I enjoy change. It's like an adventure to me. Moving, making new friends, changing my hair color. . . it's all CHANGE, and it can all be positive if you look at it from the right angle.
Change is coming up quickly, as a new school year approaches. We move from one grade to another, advancing in our education of learning more in hopes to one day be the one teaching the next generation what we learned so many years before - only hoping maybe they'll learn it faster than we did at their age.
An important thing to remember is to NEVER change you YOU are as a person. Because you are who you are for a purpose, and a calling. Embrace it, LOVE who you are!
I know for me, I struggle sometimes with who I am. I'm quiet when you don't know me, but once I get comfortable with people, I'm loud & I know it. . .but that's who I am.
I'm not the most attractive girl in the room, and I know it, but I let the beauty underneath my skin shine through, because it doesn't matter if I don't have perfect skin. It matters if I have a pretty heart.

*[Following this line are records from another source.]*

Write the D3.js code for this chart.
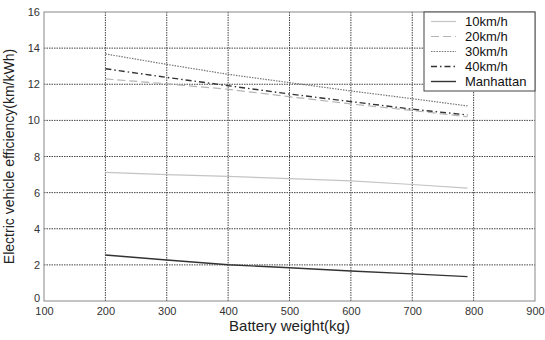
<!DOCTYPE html>
<html><head><meta charset="utf-8">
<script src="https://cdn.jsdelivr.net/npm/d3@7"></script>
<style>
body{margin:0;background:#fff;}
svg{font-family:"Liberation Sans",Arial,Helvetica,sans-serif;}
</style></head>
<body><svg id="c" width="545" height="340"></svg>
<script>
const weights = [200, 300, 400, 500, 600, 700, 790];
const speed10 = [7.12, 7.0, 6.9, 6.78, 6.65, 6.45, 6.25];
const speed20 = [12.3, 12.02, 11.72, 11.31, 10.91, 10.55, 10.2];
const speed30 = [13.68, 13.1, 12.55, 12.09, 11.63, 11.2, 10.8];
const speed40 = [12.86, 12.38, 11.92, 11.46, 11.04, 10.62, 10.3];
const manhattan = [2.55, 2.27, 2.01, 1.84, 1.66, 1.5, 1.35];
const seriesNames = ["10km/h", "20km/h", "30km/h", "40km/h", "Manhattan"];
const xTicks = [100, 200, 300, 400, 500, 600, 700, 800, 900];
const yTicks = [0, 2, 4, 6, 8, 10, 12, 14, 16];

const svg = d3.select("#c");
const L = 44, R = 535, T = 12, B = 301;
const x = d3.scaleLinear().domain([100, 900]).range([L, R]);
const y = d3.scaleLinear().domain([0, 16]).range([B, T]);

// grid
const g = svg.append("g");
g.selectAll("line.gx").data(xTicks.slice(1, -1)).join("line")
  .attr("x1", d => x(d)).attr("x2", d => x(d)).attr("y1", T).attr("y2", B)
  .attr("stroke", "#444").attr("stroke-width", 1).attr("stroke-dasharray", "1.5,1");
g.selectAll("line.gy").data(yTicks.slice(1, -1)).join("line")
  .attr("y1", d => y(d)).attr("y2", d => y(d)).attr("x1", L).attr("x2", R)
  .attr("stroke", "#444").attr("stroke-width", 1).attr("stroke-dasharray", "1.5,1");

// border
svg.append("rect").attr("x", L).attr("y", T).attr("width", R - L).attr("height", B - T)
  .attr("fill", "none").attr("stroke", "#888").attr("stroke-width", 1);

// axes
const xa = svg.append("g").attr("transform", `translate(0,${B})`)
  .call(d3.axisBottom(x).tickValues(xTicks).tickSize(0).tickPadding(6).tickFormat(d3.format("d")));
const ya = svg.append("g").attr("transform", `translate(${L},0)`)
  .call(d3.axisLeft(y).tickValues(yTicks).tickSize(0).tickPadding(4).tickFormat(d3.format("d")));
[xa, ya].forEach(a => {
  a.select(".domain").remove();
  a.selectAll("text").attr("font-size", 11).attr("fill", "#333")
    .attr("font-family", "'Liberation Sans',Arial,sans-serif");
});
ya.selectAll(".tick").filter(d => d === 0).select("text").attr("y", -3);

svg.append("text").attr("x", (L + R) / 2).attr("y", 331).attr("text-anchor", "middle")
  .attr("font-size", 15).attr("fill", "#222").text("Battery weight(kg)");
svg.append("text").attr("transform", `translate(14,${(T + B) / 2}) rotate(-90)`)
  .attr("text-anchor", "middle").attr("font-size", 14).attr("fill", "#222")
  .text("Electric vehicle efficiency(km/kWh)");

const styles = [
  {data: speed10, color: "#c4c4c4", dash: null, w: 1.2},
  {data: speed20, color: "#b4b4b4", dash: "8,4", w: 1.2},
  {data: speed30, color: "#777", dash: "1.5,1.2", w: 1.2},
  {data: speed40, color: "#333", dash: "6,3,1.5,3", w: 1.4},
  {data: manhattan, color: "#333", dash: null, w: 1.4}
];
const line = d3.line().x((d, i) => x(weights[i])).y(d => y(d));
styles.forEach(s => {
  svg.append("path").datum(s.data).attr("d", line).attr("fill", "none")
    .attr("stroke", s.color).attr("stroke-width", s.w)
    .attr("stroke-dasharray", s.dash);
});

// legend
const lg = svg.append("g");
lg.append("rect").attr("x", 424).attr("y", T).attr("width", R - 424).attr("height", 79)
  .attr("fill", "#fff").attr("stroke", "#444").attr("stroke-width", 1);
seriesNames.forEach((n, i) => {
  const yy = 21.5 + i * 15;
  lg.append("line").attr("x1", 431).attr("x2", 456).attr("y1", yy).attr("y2", yy)
    .attr("stroke", styles[i].color).attr("stroke-width", styles[i].w)
    .attr("stroke-dasharray", styles[i].dash);
  lg.append("text").attr("x", 465).attr("y", yy + 4.5).attr("font-size", 13)
    .attr("fill", "#111").text(n);
});
</script></body></html>
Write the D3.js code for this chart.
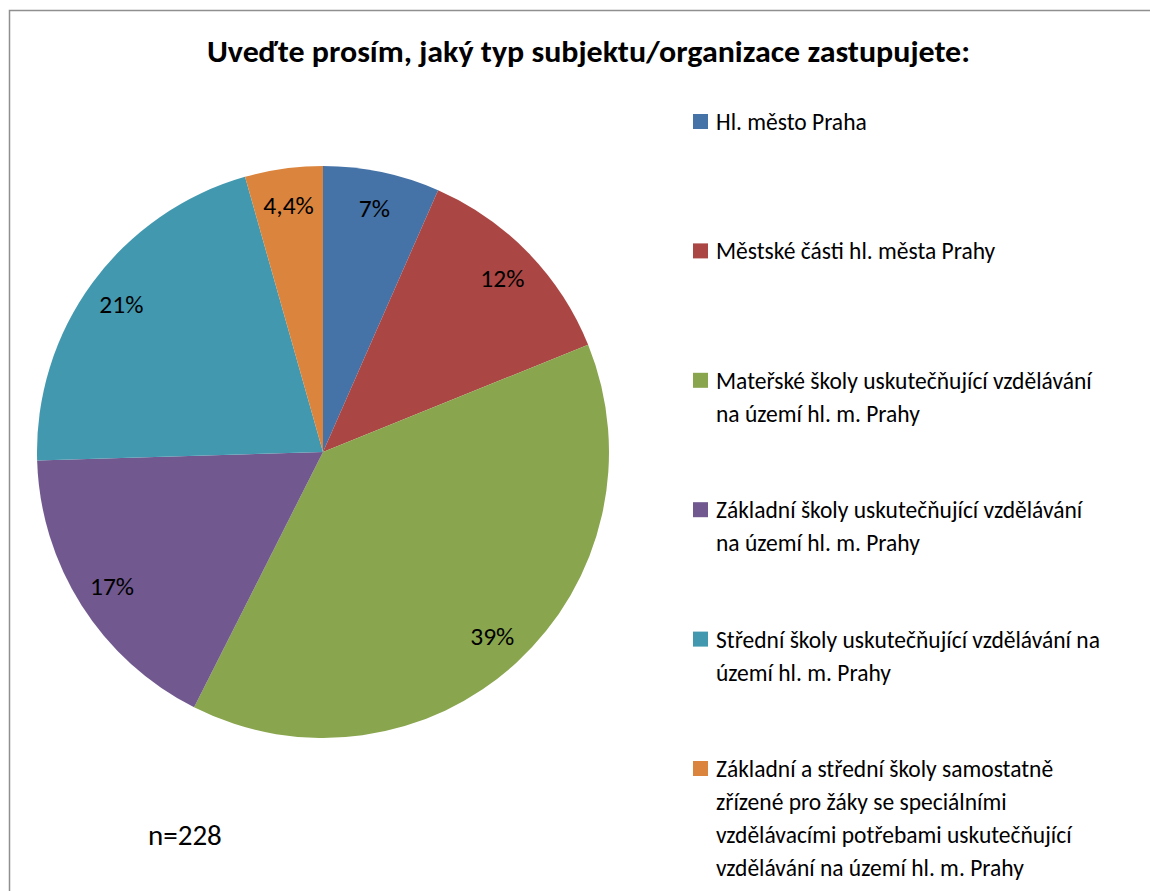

I'm also not the thinnest, but that doesn't mean I'm overweight.
I'm short, and I seriously SUCK at walking in heels. . . It's actually kind of funny watching me try and walk in heels.
I enjoy sitting alone, and thinking. . . and I think my mom thinks I just don't want to be around her. And that's not the case at all. I just enjoy being alone! Being with people tires me out.
I like to write. I only have a billion journals.
I like to sing, and sometimes I sing off key because I CAN. Sure, I have a pretty decent voice, but sometimes it's enjoyable to just sing in the most random voice EVER.
I over analyze every little thing I do.
I carry post it notes and a rainbow selection of pens in my purse at all times. Yes, it's a little bit OCD, but who cares!? It's who I am.
I've never had a boyfriend. Yeah, that's considered 'weird' in our culture, but I consider it a blessing. I've never had to go through the pain of a breakup, or deal with the frustrations of making someone else happy. (ha!) NO, I'm not saying I don't want that. Of course I do! I want a family more than anything. . . but I KNOW that God has huge plans for me, and they obviously don't include a serious relationship.
When I'm in a bad mood, I'm a butt-head, and I know it. But I try not to be too mean.
I love kids and I'm going to school to be a teacher - and I get the weirdest looks, partly because I was homeschooled my whole life and partly because of the economy.
I love wearing ridiculous looking hats.
I'm also addicted to coffee. It's a problem, but I can't change it. (I don't want to change it).
And you know what? I like who I am. And I'm not going to change.
I encourage you to look yourself in the mirror, and embrace who you are. I promise, the sooner you do that, the sooner you'll be able to move on with your life, career and goals. LOVE yourSELF.